EXTRACTED RECORDS -
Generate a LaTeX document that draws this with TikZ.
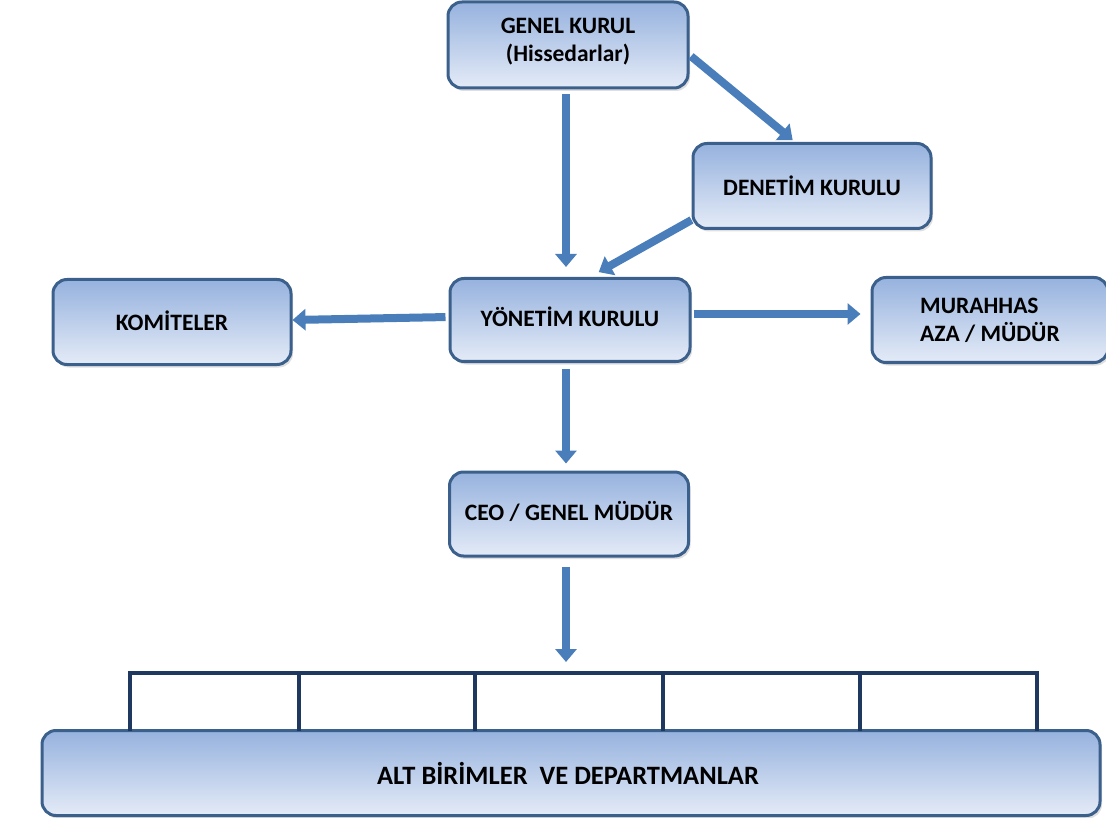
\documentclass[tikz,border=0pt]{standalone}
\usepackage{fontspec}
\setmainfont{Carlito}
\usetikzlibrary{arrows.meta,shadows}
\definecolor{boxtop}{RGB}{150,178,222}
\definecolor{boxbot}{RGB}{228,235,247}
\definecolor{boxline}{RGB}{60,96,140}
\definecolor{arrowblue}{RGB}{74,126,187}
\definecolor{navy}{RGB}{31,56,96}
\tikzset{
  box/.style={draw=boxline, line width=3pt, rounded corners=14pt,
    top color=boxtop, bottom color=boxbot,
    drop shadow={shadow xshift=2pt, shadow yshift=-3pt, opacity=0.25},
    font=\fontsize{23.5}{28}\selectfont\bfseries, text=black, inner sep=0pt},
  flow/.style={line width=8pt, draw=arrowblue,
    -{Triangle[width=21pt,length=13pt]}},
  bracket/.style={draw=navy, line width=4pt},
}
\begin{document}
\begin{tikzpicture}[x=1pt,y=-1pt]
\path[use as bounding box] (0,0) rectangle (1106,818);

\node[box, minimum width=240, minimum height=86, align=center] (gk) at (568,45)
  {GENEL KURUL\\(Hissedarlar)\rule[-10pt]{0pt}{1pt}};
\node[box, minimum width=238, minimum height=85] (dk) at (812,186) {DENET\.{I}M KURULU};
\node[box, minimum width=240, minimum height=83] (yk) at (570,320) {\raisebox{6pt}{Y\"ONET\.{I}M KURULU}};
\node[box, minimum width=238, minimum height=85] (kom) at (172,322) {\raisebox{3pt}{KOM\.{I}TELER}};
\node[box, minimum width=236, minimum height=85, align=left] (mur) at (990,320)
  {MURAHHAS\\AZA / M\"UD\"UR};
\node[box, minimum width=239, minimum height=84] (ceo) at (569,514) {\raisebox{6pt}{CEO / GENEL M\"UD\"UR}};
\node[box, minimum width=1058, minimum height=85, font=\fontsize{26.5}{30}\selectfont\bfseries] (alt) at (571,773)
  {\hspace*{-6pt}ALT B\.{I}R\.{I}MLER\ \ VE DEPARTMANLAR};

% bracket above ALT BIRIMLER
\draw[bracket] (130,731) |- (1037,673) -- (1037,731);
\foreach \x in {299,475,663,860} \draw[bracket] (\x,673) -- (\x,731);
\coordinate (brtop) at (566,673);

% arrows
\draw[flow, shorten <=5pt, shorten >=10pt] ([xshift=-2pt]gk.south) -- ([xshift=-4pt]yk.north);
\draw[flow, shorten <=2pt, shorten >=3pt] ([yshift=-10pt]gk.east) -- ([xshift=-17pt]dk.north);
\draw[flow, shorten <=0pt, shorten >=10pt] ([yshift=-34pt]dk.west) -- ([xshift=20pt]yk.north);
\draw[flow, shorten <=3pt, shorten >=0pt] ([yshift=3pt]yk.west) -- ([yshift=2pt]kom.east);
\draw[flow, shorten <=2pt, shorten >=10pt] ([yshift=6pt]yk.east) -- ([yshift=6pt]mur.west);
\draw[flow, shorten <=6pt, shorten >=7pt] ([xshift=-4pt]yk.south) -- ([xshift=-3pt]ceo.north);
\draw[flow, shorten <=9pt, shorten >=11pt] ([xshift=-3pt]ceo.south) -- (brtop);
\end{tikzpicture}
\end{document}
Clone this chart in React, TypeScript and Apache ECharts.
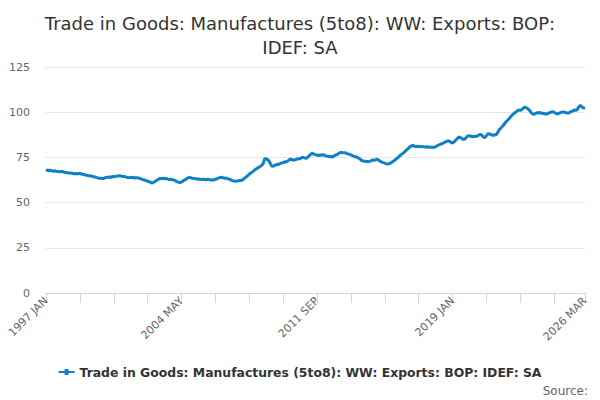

STATED GOAL -
All of the lines above should be retyped precisely, apart from the pictures.

EXERCISE SOLUTION -
Generate a LaTeX document that draws this with TikZ.
\documentclass[tikz,border=0pt]{standalone}
\usepackage{fontspec}
\setmainfont{Carlito}
\usetikzlibrary{arrows.meta,shadows}
\definecolor{boxtop}{RGB}{150,178,222}
\definecolor{boxbot}{RGB}{228,235,247}
\definecolor{boxline}{RGB}{60,96,140}
\definecolor{arrowblue}{RGB}{74,126,187}
\definecolor{navy}{RGB}{31,56,96}
\tikzset{
  box/.style={draw=boxline, line width=3pt, rounded corners=14pt,
    top color=boxtop, bottom color=boxbot,
    drop shadow={shadow xshift=2pt, shadow yshift=-3pt, opacity=0.25},
    font=\fontsize{23.5}{28}\selectfont\bfseries, text=black, inner sep=0pt},
  flow/.style={line width=8pt, draw=arrowblue,
    -{Triangle[width=21pt,length=13pt]}},
  bracket/.style={draw=navy, line width=4pt},
}
\begin{document}
\begin{tikzpicture}[x=1pt,y=-1pt]
\path[use as bounding box] (0,0) rectangle (1106,818);

\node[box, minimum width=240, minimum height=86, align=center] (gk) at (568,45)
  {GENEL KURUL\\(Hissedarlar)\rule[-10pt]{0pt}{1pt}};
\node[box, minimum width=238, minimum height=85] (dk) at (812,186) {DENET\.{I}M KURULU};
\node[box, minimum width=240, minimum height=83] (yk) at (570,320) {\raisebox{6pt}{Y\"ONET\.{I}M KURULU}};
\node[box, minimum width=238, minimum height=85] (kom) at (172,322) {\raisebox{3pt}{KOM\.{I}TELER}};
\node[box, minimum width=236, minimum height=85, align=left] (mur) at (990,320)
  {MURAHHAS\\AZA / M\"UD\"UR};
\node[box, minimum width=239, minimum height=84] (ceo) at (569,514) {\raisebox{6pt}{CEO / GENEL M\"UD\"UR}};
\node[box, minimum width=1058, minimum height=85, font=\fontsize{26.5}{30}\selectfont\bfseries] (alt) at (571,773)
  {\hspace*{-6pt}ALT B\.{I}R\.{I}MLER\ \ VE DEPARTMANLAR};

% bracket above ALT BIRIMLER
\draw[bracket] (130,731) |- (1037,673) -- (1037,731);
\foreach \x in {299,475,663,860} \draw[bracket] (\x,673) -- (\x,731);
\coordinate (brtop) at (566,673);

% arrows
\draw[flow, shorten <=5pt, shorten >=10pt] ([xshift=-2pt]gk.south) -- ([xshift=-4pt]yk.north);
\draw[flow, shorten <=2pt, shorten >=3pt] ([yshift=-10pt]gk.east) -- ([xshift=-17pt]dk.north);
\draw[flow, shorten <=0pt, shorten >=10pt] ([yshift=-34pt]dk.west) -- ([xshift=20pt]yk.north);
\draw[flow, shorten <=3pt, shorten >=0pt] ([yshift=3pt]yk.west) -- ([yshift=2pt]kom.east);
\draw[flow, shorten <=2pt, shorten >=10pt] ([yshift=6pt]yk.east) -- ([yshift=6pt]mur.west);
\draw[flow, shorten <=6pt, shorten >=7pt] ([xshift=-4pt]yk.south) -- ([xshift=-3pt]ceo.north);
\draw[flow, shorten <=9pt, shorten >=11pt] ([xshift=-3pt]ceo.south) -- (brtop);
\end{tikzpicture}
\end{document}
Clone this chart in React, TypeScript and Apache ECharts.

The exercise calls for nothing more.